__Task to complete__
Retype the opening lines of the data exactly, stopping after the line that contains "const yTicks=[150,435,720,1005];". Skip every picture.
===============
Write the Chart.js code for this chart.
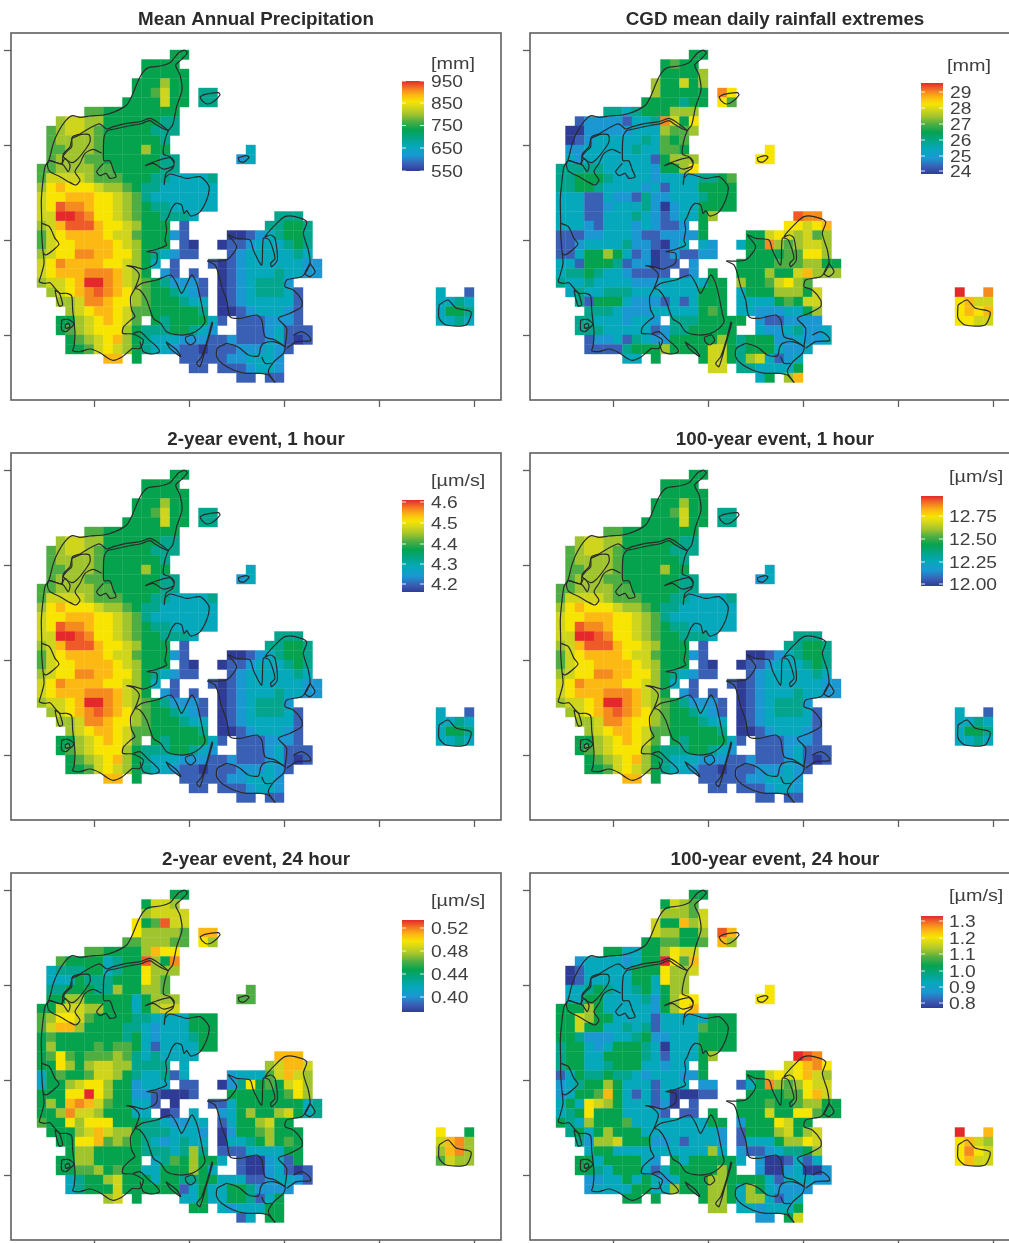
<!DOCTYPE html>
<html><head><meta charset="utf-8">
<style>
html,body{margin:0;padding:0;background:#fff;width:1009px;height:1243px;overflow:hidden;position:relative}
canvas{position:absolute;display:block;filter:blur(0.45px)}
</style>
<script src="https://cdn.jsdelivr.net/npm/chart.js@4/dist/chart.umd.min.js"></script>
</head><body>
<script>
const titles=["Mean Annual Precipitation","CGD mean daily rainfall extremes","2-year event, 1 hour","100-year event, 1 hour","2-year event, 24 hour","100-year event, 24 hour"];
const units=["[mm]","[mm]","[µm/s]","[µm/s]","[µm/s]","[µm/s]"];
const keyLabels=[["950","850","750","650","550"],["29","28","27","26","25","24"],["4.6","4.5","4.4","4.3","4.2"],["12.75","12.50","12.25","12.00"],["0.52","0.48","0.44","0.40"],["1.3","1.2","1.1","1.0","0.9","0.8"]];
const keyMin=[550,23.8,4.16,11.98,0.374,0.77];
const keyMax=[950,29.56,4.61,12.97,0.534,1.33];
const levelStops=[0,.08,.17,.27,.36,.46,.55,.63,.70,.77,.84,.90,.95,1];
const rampColors=["#2f3c96","#3a60b5","#1b97d2","#06a8bc","#03a58c","#06a34f","#4fae43","#a0c42e","#cfd51c","#f7e400","#fdb913","#f58a1f","#ee5a28","#e4282c"];
const xTicks=[282,567,852,1137,1422];
const yTicks=[150,435,720,1005];

const levelsPrecip=[
"..............55","...........5555","...........55555","..........555755","..........556855.44",".........5555855.44",".....6655555555","..7887755555544",".67887655555444",".6777765555554",
".6677765555755........3",".67776655555544......23","667777665555544","6888876665554433334","79a9998776544333333","899aaa9987643333333","89cbba9987654433333","88ddcb99876554443........444","78accca9987555.1........44554","689aaaa988655521....001234554",
"6899aaaa987555.10..0112333454","7899bbaa997543211...123333343","89baaaa998753.1...101233333322","89aaabbba875.21.1..01233343322","7889addba876542221.01234442",".789abcba976554321.012344431","..778bba9976555433.012333331","...789aa9866555554.001233321","..55789a986.54555531.1112221","..56789997544455432..11123111",
"...56789a75433322211211123101","...556898754332110111222321",".......aa.5....11111223332","................11.1112332",".....................11.11"];
const bornPrecip=["3..1","3343","3554","3343"];

const levelsCGD=[
"..............55","...........5655","...........55557","..........755857","..........755555.b9",".........5555455.96",".....4434555777","..122221334b859",".00222223337667",".0123333343656",
".2233333433665........9",".32333333315777......99","444443333325579","4455543333233334456","4455433332313335555","3331132214223334555","3331123334202335555","33311333432123357........cbb","33321333232112.5........9989a","1112233321122225....558987867",
"11233334221023.32..355b767887","11355753120121122...555566997","3315554122011.2....55556667755","344543321111.12.5..5557558a777","433433332223333355.75568976",".34334443333333555.355577758","..4155532221313555.333356588","...444322233333565.332223357","..443332332.44455555.2112222","..44433333124455555..32234223",
"...12231432255555754555223223","...111145557555588545553223",".......33.5....58854783123","................88.4433335",".....................35.7a"];
const bornCGD=["d..b","9a88","9a9a","9988"];

const levels2y24=[
"..............55","...........5887","...........78888","..........956c88","..........977776.aa",".........6677766.97",".....6655557a99","..655553455c75b",".34445534559777",".3335444555976",
".4455544755776........6",".55775555535777......66","558887755535788","6799865555443333555","68aa755554432333555","5655555554532333455","5755556566531333355","56965666764343333........aaa","55975788774444.3........78aa8","3565568875433413....233368a87",
"35578997552333.11..0249565897","55599d97552210001...555555697","575aba8655331.0...113555555534","557b88755533.01.3..23575578534","655979995554432233.13557855",".55578a87754443332.025567555","..5599a67654323433.033457565","...577555554443474.111333355","..557755555.34657553.1002315","..55667565533555753..10023101",
"...34557855535544553331123321","...345558555555135335542222",".......78.5....33533554135","................55.3233355",".....................13.55"];
const born2y24=["9..5","8ab7","7ab7","6877"];

const levels100y24=[
"..............55","...........5876","...........77768","..........855a78","..........877557.ca",".........5566556.a7",".....5533557988","..233332355d96a",".01333335559778",".0133333553977",
".3345433453577........9",".33553333425799......99","55575333332579a","5587553333133333555","5585533434133336555","5542223345223335555","4553235554303335555","45533555543133357........dcb","45533455533233.5........89ab9","1354454432333225....558989a87",
"23455753331333.22..135b767988","23556a53131300011...5555669a8","3539875333120.1....55565567755","345955533331.11.5..55585599655","543755563333333355.25559855",".45357555333333332.155578578","..4277855522313332.133357798","...355333333333373.211234457","..553555532.53555553.2001313","..55435553135555575..20023002",
"...22335353235557755553133322","...233335533755577537532222",".......55.5....57753773123","................77.3323335",".....................22.58"];
const born100y24=["d..a","9a87","9b98","9a88"];

const panelLevels=[levelsPrecip,levelsCGD,levelsPrecip,levelsPrecip,levels2y24,levels100y24];
const panelBorn=[bornPrecip,bornCGD,bornPrecip,bornPrecip,born2y24,born100y24];

const coastWest=[[553,150],[538,157],[524,172],[510,188],[480,198],[445,203],[428,218],[412,248],[397,285],[380,315],[345,335],[310,345],[270,348],[240,352],[217,347],[197,362],[175,395],[160,430],[150,470],[146,482],[135,500],[127,560],[124,600],[125,660],[125,700],[128,745],[132,790],[122,830],[118,845],[135,850],[150,848],[165,865],[180,880],[200,880],[215,888],[218,930],[222,965],[225,1000],[222,1040],[218,1052],[240,1055],[270,1047],[300,1058],[320,1072],[340,1081],[365,1072],[385,1055],[397,1045]];
const coastEast=[[553,150],[562,158],[545,178],[527,195],[540,225],[546,270],[530,320],[518,375],[505,392],[495,420],[490,462],[510,470],[522,482],[520,498],[490,507],[460,490],[436,497],[470,483],[510,473],[522,490],[518,505],[498,520],[493,553],[495,535],[510,522],[560,535],[600,530],[622,550],[628,565],[620,600],[598,638],[572,648],[560,632],[552,640],[545,615],[528,610],[515,625],[505,650],[497,665],[500,690],[495,722],[500,735],[470,748],[440,755],[470,760],[468,790],[432,807],[402,800],[380,797],[400,803],[418,825],[405,865],[392,890],[395,930],[405,950],[392,960],[370,982],[368,1000],[398,1002],[430,1020],[420,1045],[397,1045]];
const limfjordNorth=[[505,392],[488,378],[470,365],[450,355],[420,365],[380,370],[340,380],[320,387],[305,375],[295,372],[268,385],[240,402],[218,410],[210,440],[190,462],[185,490],[150,482]];
const limfjordSouth=[[505,392],[487,385],[465,372],[450,362],[420,372],[385,378],[345,387],[322,392],[312,412],[310,470],[312,482],[330,483],[340,510],[348,530],[330,535],[318,520],[300,527],[290,515],[310,490]];
const nissum=[[305,460],[280,448],[255,460],[240,490],[225,515],[240,540],[228,555],[205,545],[180,530],[150,515],[142,495],[148,482],[175,490],[190,495],[205,515],[210,495],[195,475],[185,495]];
const mors=[[215,415],[245,403],[268,405],[270,425],[255,450],[230,480],[215,488],[190,470],[200,455],[215,440],[215,415]];
const ringkobing=[[125,670],[148,680],[165,715],[177,732],[160,750],[138,765],[130,760]];
const nissumSmall=[[165,870],[178,880],[188,915],[178,918],[170,895],[165,870]];
const romo=[[185,960],[205,958],[222,972],[210,985],[198,995],[185,990],[185,960]];
const romoInner=[[195,975],[205,970],[210,980],[198,985],[195,975]];
const als=[[400,1000],[420,995],[445,1018],[470,1040],[478,1055],[458,1062],[430,1055],[420,1025]];
const fyn=[[405,865],[425,850],[470,840],[512,825],[530,850],[545,880],[575,825],[590,850],[600,890],[610,940],[615,965],[600,985],[575,1000],[540,1005],[500,995],[482,970],[460,955],[440,900],[420,870],[405,865]];
const aero=[[498,1025],[530,1050],[542,1070],[510,1045],[498,1025]];
const tasinge=[[556,1012],[578,1005],[587,1022],[572,1035],[558,1025],[556,1012]];
const langeland=[[636,965],[622,1020],[605,1070],[590,1090],[600,1100],[618,1040],[638,970],[636,965]];
const zealandWest=[[622,783],[645,795],[655,820],[665,860],[680,900],[690,950],[720,955],[770,945],[785,960],[795,1010],[825,1020],[855,1040]];
const zealandEast=[[855,1040],[860,985],[835,955],[870,940],[905,920],[905,900],[880,870],[855,860],[860,840],[905,830],[922,810],[930,790],[925,750],[910,700],[920,665],[885,650],[855,650],[830,670],[795,710],[812,705],[825,715],[832,780],[815,800],[812,790],[825,775],[808,720],[790,715],[785,795],[760,750],[750,720],[710,715],[685,705],[710,740],[680,780],[622,783]];
const amager=[[930,790],[945,815],[930,830],[915,820],[930,790]];
const mon=[[880,1005],[905,995],[928,1010],[932,1022],[890,1025],[860,1045]];
const lolland=[[680,1030],[700,1035],[720,1045],[745,1065],[775,1068],[782,1042],[790,1030],[820,1025],[855,1040],[850,1060],[822,1085],[805,1115],[825,1147],[805,1125],[780,1120],[740,1120],[700,1110],[665,1090],[650,1070],[652,1045],[680,1030]];
const falster=[[785,1070],[795,1090],[815,1090]];
const laeso=[[600,290],[615,283],[655,278],[660,285],[640,305],[622,312],[606,302],[600,290]];
const anholt=[[715,473],[740,467],[747,472],[732,486],[718,484],[715,473]];
const bornholm=[[1317,915],[1344,900],[1368,924],[1413,936],[1398,975],[1338,975],[1317,954],[1317,915]];
const coastlines=[coastWest,coastEast,limfjordNorth,limfjordSouth,nissum,mors,ringkobing,nissumSmall,romo,romoInner,als,fyn,aero,tasinge,langeland,zealandWest,zealandEast,amager,mon,lolland,falster,laeso,anholt,bornholm];

const GRID={x0:111,y0:150,step:28.5};
const BORN={col:42,row:25};
const LEVEL_CHARS="0123456789abcd";

function hex(c){return [1,3,5].map(i=>parseInt(c.substr(i,2),16));}
function rampColor(t){
  t=Math.max(0,Math.min(1,t));
  let i=0;while(i<levelStops.length-2&&t>levelStops[i+1])i++;
  const f=(t-levelStops[i])/(levelStops[i+1]-levelStops[i]);
  const a=hex(rampColors[i]),b=hex(rampColors[i+1]);
  return `rgb(${a.map((v,k)=>Math.round(v+(b[k]-v)*f)).join(",")})`;
}
function cells(rows,startRow,startCol,lo,hi){
  const out=[];
  rows.forEach((row,r)=>{[...row].forEach((ch,c)=>{
    const lv=LEVEL_CHARS.indexOf(ch);
    if(lv<0)return;
    out.push({x:GRID.x0+GRID.step*(startCol+c+.5),y:GRID.y0+GRID.step*(startRow+r+.5),v:lo+levelStops[lv]*(hi-lo)});
  });});
  return out;
}
const FRAME="#5f5f5f";
const keyGeom=[
 {top:81,bot:171,tick:[81,103,125.5,148,171],ux:431,uy:63,lx:431},
 {top:83,bot:174,tick:[92,108,124,140,156,171],ux:428,uy:65,lx:431},
 {top:80,bot:172,tick:[82,103,124,144,164],ux:431,uy:60,lx:431},
 {top:76,bot:166,tick:[96,119,142,164],ux:430,uy:56,lx:430},
 {top:80,bot:172,tick:[88,111,134,157],ux:431,uy:60,lx:431},
 {top:76,bot:168,tick:[81,98,114,131,147,163],ux:430,uy:55,lx:430}
];
function keyPlugin(i){return {id:"key"+i,afterDraw(chart){
  const g=keyGeom[i],ctx=chart.ctx,L=402,R=424;
  ctx.save();
  ctx.strokeStyle=FRAME;ctx.lineWidth=1.6;
  const a=chart.chartArea;ctx.strokeRect(a.left,a.top,a.right-a.left,a.bottom-a.top);
  const grd=ctx.createLinearGradient(0,g.bot,0,g.top);
  levelStops.forEach((t,k)=>grd.addColorStop(t,rampColors[k]));
  ctx.fillStyle=grd;ctx.fillRect(L,g.top,R-L,g.bot-g.top);
  ctx.fillStyle="rgba(255,255,255,.85)";
  g.tick.forEach(y=>{ctx.fillRect(L,y-.5,4,1);ctx.fillRect(R-4,y-.5,4,1);});
  ctx.fillStyle="#3f3f3f";ctx.textBaseline="middle";ctx.textAlign="left";
  const put=(s,x,y)=>{ctx.save();ctx.translate(x,y+1.5);ctx.scale(1.2,1);ctx.fillText(s,0,0);ctx.restore();};
  ctx.font='16px "Liberation Sans"';
  keyLabels[i].forEach((s,k)=>put(s,g.lx,g.tick[k]));
  ctx.font='16.5px "Liberation Sans"';
  put(units[i],g.ux,g.uy);
  ctx.restore();
}};}
function makeChart(i){
  const col=i%2,row=Math.floor(i/2);
  const cv=document.createElement("canvas");
  cv.width=510;cv.height=420;
  cv.style.left=(519*col)+"px";cv.style.top=(420*row)+"px";
  document.body.appendChild(cv);
  const lo=keyMin[i],hi=keyMax[i];
  const pts=cells(panelLevels[i],0,0,lo,hi).concat(cells(panelBorn[i],BORN.row,BORN.col,lo,hi));
  const lineSets=coastlines.map(c=>({type:"scatter",showLine:true,data:c.map(p=>({x:p[0],y:p[1]})),borderColor:"#2a2a2a",borderWidth:1.2,pointRadius:0,tension:.25,fill:false}));
  new Chart(cv,{type:"scatter",
    data:{datasets:[...lineSets,{
      data:pts,pointStyle:"rect",borderWidth:0,pointBorderWidth:0,
      pointBackgroundColor:pts.map(p=>rampColor((p.v-lo)/(hi-lo))),
      pointRadius:ctx=>{const s=ctx.chart.scales.x;return Math.abs(s.getPixelForValue(GRID.step)-s.getPixelForValue(0))/Math.SQRT2*1.04;}
    }]},
    plugins:[keyPlugin(i)],
    options:{responsive:false,animation:false,events:[],
      layout:{padding:{right:9}},
      plugins:{legend:{display:false},tooltip:{enabled:false},
        title:{display:true,text:titles[i],fullSize:false,color:"#2b2b2b",font:{family:'"Liberation Sans"',size:18.8,weight:"bold"},padding:{top:8.2,bottom:2.24}}},
      scales:{
        x:{type:"linear",min:33,max:1503,
          afterFit(s){s.height=20;},afterBuildTicks(s){s.ticks=xTicks.map(v=>({value:v}));},
          ticks:{display:false},border:{display:false},
          grid:{drawOnChartArea:false,drawTicks:true,tickLength:7,tickColor:FRAME,tickWidth:1.3}},
        y:{type:"linear",min:99,max:1200,reverse:true,
          afterFit(s){s.width=11;},afterBuildTicks(s){s.ticks=yTicks.map(v=>({value:v}));},
          ticks:{display:false},border:{display:false},
          grid:{drawOnChartArea:false,drawTicks:true,tickLength:7,tickColor:FRAME,tickWidth:1.3}}
      }}
  });
}
titles.forEach((_,i)=>makeChart(i));
</script>
</body></html>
===============
__Right answer__
Write the Chart.js code for this chart.
<!DOCTYPE html>
<html><head><meta charset="utf-8">
<style>
html,body{margin:0;padding:0;background:#fff;width:1009px;height:1243px;overflow:hidden;position:relative}
canvas{position:absolute;display:block;filter:blur(0.45px)}
</style>
<script src="https://cdn.jsdelivr.net/npm/chart.js@4/dist/chart.umd.min.js"></script>
</head><body>
<script>
const titles=["Mean Annual Precipitation","CGD mean daily rainfall extremes","2-year event, 1 hour","100-year event, 1 hour","2-year event, 24 hour","100-year event, 24 hour"];
const units=["[mm]","[mm]","[µm/s]","[µm/s]","[µm/s]","[µm/s]"];
const keyLabels=[["950","850","750","650","550"],["29","28","27","26","25","24"],["4.6","4.5","4.4","4.3","4.2"],["12.75","12.50","12.25","12.00"],["0.52","0.48","0.44","0.40"],["1.3","1.2","1.1","1.0","0.9","0.8"]];
const keyMin=[550,23.8,4.16,11.98,0.374,0.77];
const keyMax=[950,29.56,4.61,12.97,0.534,1.33];
const levelStops=[0,.08,.17,.27,.36,.46,.55,.63,.70,.77,.84,.90,.95,1];
const rampColors=["#2f3c96","#3a60b5","#1b97d2","#06a8bc","#03a58c","#06a34f","#4fae43","#a0c42e","#cfd51c","#f7e400","#fdb913","#f58a1f","#ee5a28","#e4282c"];
const xTicks=[282,567,852,1137,1422];
const yTicks=[150,435,720,1005];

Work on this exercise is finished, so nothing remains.